Around 25 people were arrested, among them male and female amateur models, as they emerged from a popular Khartoum club after the fashion show, they said. There was no immediate explanation from police as to why they were arrested.
All were released during the day on Friday, but many were told to appear later before the state prosecutor amid speculation that they could be charged with "indecency," some of those who were detained said.
"I spent the night in jail but it is not clear why they arrested us," Sudan-born male model Rashad el-Nimeiry, who holds US nationality, told AFP.
"We were decently dressed. There were wedding clothes," he said, pointing to bruises on his neck as he left prison wearing a torn shirt.
One young model, among those asked to appear before the prosecution on Sunday, told AFP after his release that he was insulted by prison guards.
"In prison, the guards called me 'you gay b(expletive)'," said the man who asked that his name not be published. "In our culture this is a really bad word. It is humiliating.
"I don't know what will happen on Sunday.
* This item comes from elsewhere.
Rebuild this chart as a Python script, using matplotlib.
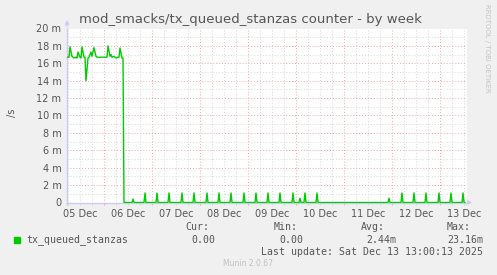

This (fashion show) is a new thing in Sudan and they don't know what to do with us," he added.
The brother of one of those held told AFP that there was no single explanation as to why the arrests took place.
"Some people were arrested because they did not have a permit to organise a party, others because they partied beyond 11:00 pm and others were detained for apparently drinking alcohol," he said, asking not to be identified.
The consumption of alcohol is absolutely forbidden in Khartoum, and President Omar al-Beshir warned in March that making, selling or consuming alcohol will be punishable by the lash under Islamic law or sharia.
Fashion shows are not a novelty in Khartoum, but Thursday's event was the first to feature male and female models parading under the same roof in the capital.
Journalist Lubna Ahmed Hussein drew international attention to the application of sharia in Sudan following her arrest last July, along with 12 other women, for wearing "indecent trousers."
Hussein, a women's rights campaigner who also worked for the United Nations, was jailed briefly last year for refusing to pay a fine and later travelled to France to promote a book about her ordeal.
Sudanese law stipulates a maximum of 40 lashes for wearing clothing deemed to be indecent.
During Thursday's fashion show, male models showed Western outfits, parading with their shirts unbuttoned, while their female counterparts wore classical party clothes, an AFP journalist said.
The show was staged in a popular Khartoum club in front of families and friends of the models.
A Sudanese female designer presented wedding dresses as well as her version of the "tob" -- a colourful long piece of material which north Sudan women wear draped around their bodies from head to toe.
Islamic law is not implemented in south Sudan, which is home to mainly Christians and animists.